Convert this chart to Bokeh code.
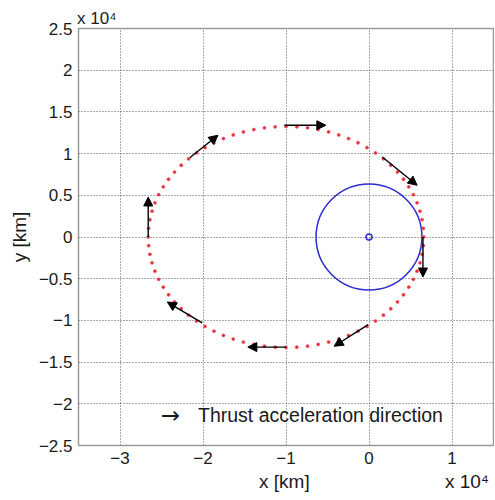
from bokeh.plotting import figure
from bokeh.models import Range1d, FixedTicker, Label, Arrow, NormalHead, ColumnDataSource, LinearAxis
from bokeh.embed import file_html
from bokeh.resources import INLINE

# ---- data (km) ----
orbit_x = [6600, 6549, 6396, 6141, 5788, 5336, 4791, 4154, 3430, 2623, 1738, 781, -243, -1327, -2464,
           -3648, -4870, -6125, -7403, -8698, -10000,
           -11302, -12597, -13875, -15130, -16352, -17536, -18674, -19757, -20781, -21738, -22623,
           -23430, -24154, -24791, -25336, -25788, -26141, -26396, -26549, -26600,
           -26549, -26396, -26141, -25788, -25336, -24791, -24154, -23430, -22623, -21738, -20781,
           -19757, -18674, -17536, -16352, -15130, -13875, -12597, -11302, -10000,
           -8698, -7403, -6125, -4870, -3648, -2464, -1327, -243, 781, 1738, 2623, 3430, 4154, 4791,
           5336, 5788, 6141, 6396, 6549]
orbit_y = [0, 1040, 2073, 3093, 4095, 5071, 6015, 6923, 7788, 8605, 9369, 10075, 10720, 11298, 11806,
           12241, 12602, 12884, 13087, 13209, 13250,
           13209, 13087, 12884, 12602, 12241, 11806, 11298, 10720, 10075, 9369, 8605, 7788, 6923,
           6015, 5071, 4095, 3093, 2073, 1040, 0,
           -1040, -2073, -3093, -4095, -5071, -6015, -6923, -7788, -8605, -9369, -10075, -10720,
           -11298, -11806, -12241, -12602, -12884, -13087, -13209, -13250,
           -13209, -13087, -12884, -12602, -12241, -11806, -11298, -10720, -10075, -9369, -8605,
           -7788, -6923, -6015, -5071, -4095, -3093, -2073, -1040]

earth_x = [0]
earth_y = [0]
earth_r = [6378]

arrow_x0 = [-26600, -21600, -10200, 1600, 6500, -100, -10000, -20100]
arrow_y0 = [0, 9500, 13400, 9600, 0, -10500, -13200, -10300]
arrow_x1 = [-26600, -18200, -5200, 5800, 6500, -4200, -14600, -24300]
arrow_y1 = [4800, 12200, 13400, 6200, -4800, -13100, -13200, -7800]

x_ticks = [-30000, -20000, -10000, 0, 10000]
x_tick_labels = ["\u22123", "\u22122", "\u22121", "0", "1"]
y_ticks = [25000, 20000, 15000, 10000, 5000, 0, -5000, -10000, -15000, -20000, -25000]
y_tick_labels = ["2.5", "2", "1.5", "1", "0.5", "0", "\u22120.5", "\u22121", "\u22121.5", "\u22122", "\u22122.5"]

x_label = "x [km]"
y_label = "y [km]"
exponent_label = "x 10\u2074"
legend_text = "Thrust acceleration direction"

FONT = "Liberation Sans"
TXT = "#1a1a1a"

p = figure(output_backend="svg", toolbar_location=None,
           x_range=Range1d(-35000, 15000), y_range=Range1d(-25000, 25000),
           frame_width=415, frame_height=417,
           min_border_left=78, min_border_right=1, min_border_top=28, min_border_bottom=50)
p.background_fill_color = "white"
p.border_fill_color = "white"
p.outline_line_color = "#9a9a9a"
p.outline_line_width = 1.5


def style_axis(ax):
    ax.major_label_text_font = FONT
    ax.major_label_text_font_size = "17px"
    ax.major_label_text_color = TXT
    ax.axis_line_color = None
    ax.major_tick_line_color = None
    ax.minor_tick_line_color = None
    ax.major_tick_in = 0
    ax.major_tick_out = 0
    ax.axis_label_text_font = FONT
    ax.axis_label_text_font_size = "19px"
    ax.axis_label_text_font_style = "normal"
    ax.axis_label_text_color = TXT


for ax, ticks, labels in ((p.xaxis[0], x_ticks, x_tick_labels), (p.yaxis[0], y_ticks, y_tick_labels)):
    style_axis(ax)
    ax.ticker = FixedTicker(ticks=ticks)
    ax.major_label_overrides = {t: l for t, l in zip(ticks, labels)}
    ax.major_label_standoff = 6

p.yaxis.axis_label = y_label
p.yaxis.axis_label_standoff = 6

# second bottom axis row carrying "x [km]" and the exponent
lab_ticks = [-10200, 11800]
ax2 = LinearAxis(ticker=FixedTicker(ticks=lab_ticks),
                 major_label_overrides={lab_ticks[0]: x_label, lab_ticks[1]: exponent_label})
style_axis(ax2)
ax2.major_label_text_font_size = "19px"
ax2.major_label_standoff = 4
p.add_layout(ax2, "below")

# top exponent
top_ticks = [-32800]
ax3 = LinearAxis(ticker=FixedTicker(ticks=top_ticks),
                 major_label_overrides={top_ticks[0]: exponent_label})
style_axis(ax3)
ax3.major_label_standoff = 1
p.add_layout(ax3, "above")

for g in (p.xgrid[0], p.ygrid[0]):
    g.grid_line_color = "#555555"
    g.grid_line_dash = "1 2"
    g.grid_line_width = 1
p.xgrid.ticker = FixedTicker(ticks=x_ticks)
p.ygrid.ticker = FixedTicker(ticks=y_ticks)

# Earth
p.circle(x=earth_x, y=earth_y, radius=earth_r, fill_color=None, line_color="#2b2bd0", line_width=1.5)
p.scatter(x=earth_x, y=earth_y, size=6, marker="circle", fill_color=None, line_color="#2b2bd0", line_width=1.5)

# orbit dots
p.scatter(x=orbit_x, y=orbit_y, size=3.3, marker="circle", fill_color="#e52a35", line_color="#f07080",
          line_width=0.5)

# thrust arrows
asrc = ColumnDataSource(dict(x0=arrow_x0, y0=arrow_y0, x1=arrow_x1, y1=arrow_y1))
p.add_layout(Arrow(source=asrc, x_start="x0", y_start="y0", x_end="x1", y_end="y1",
                   line_color="black", line_width=1.4,
                   end=NormalHead(size=9, fill_color="black", line_color="black", line_width=1)))

# legend text
legend_y = -21300
p.add_layout(Label(x=-25100, y=legend_y, text="\u2192", text_font="DejaVu Sans", text_font_size="23px",
                   text_baseline="middle", text_color=TXT))
p.add_layout(Label(x=-20600, y=legend_y, text=legend_text, text_font=FONT,
                   text_font_size="19.5px", text_baseline="middle", text_color=TXT))

open("out.html", "w").write(file_html(p, INLINE))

______________________________

WHAT THIS TASK INVOLVES - Write out again exactly the lines from the start of the data above through the line containing "from bokeh.resources import INLINE", inclusive, excluding any pictures.

THE REPLY -
Convert this chart to Bokeh code.
from bokeh.plotting import figure
from bokeh.models import Range1d, FixedTicker, Label, Arrow, NormalHead, ColumnDataSource, LinearAxis
from bokeh.embed import file_html
from bokeh.resources import INLINE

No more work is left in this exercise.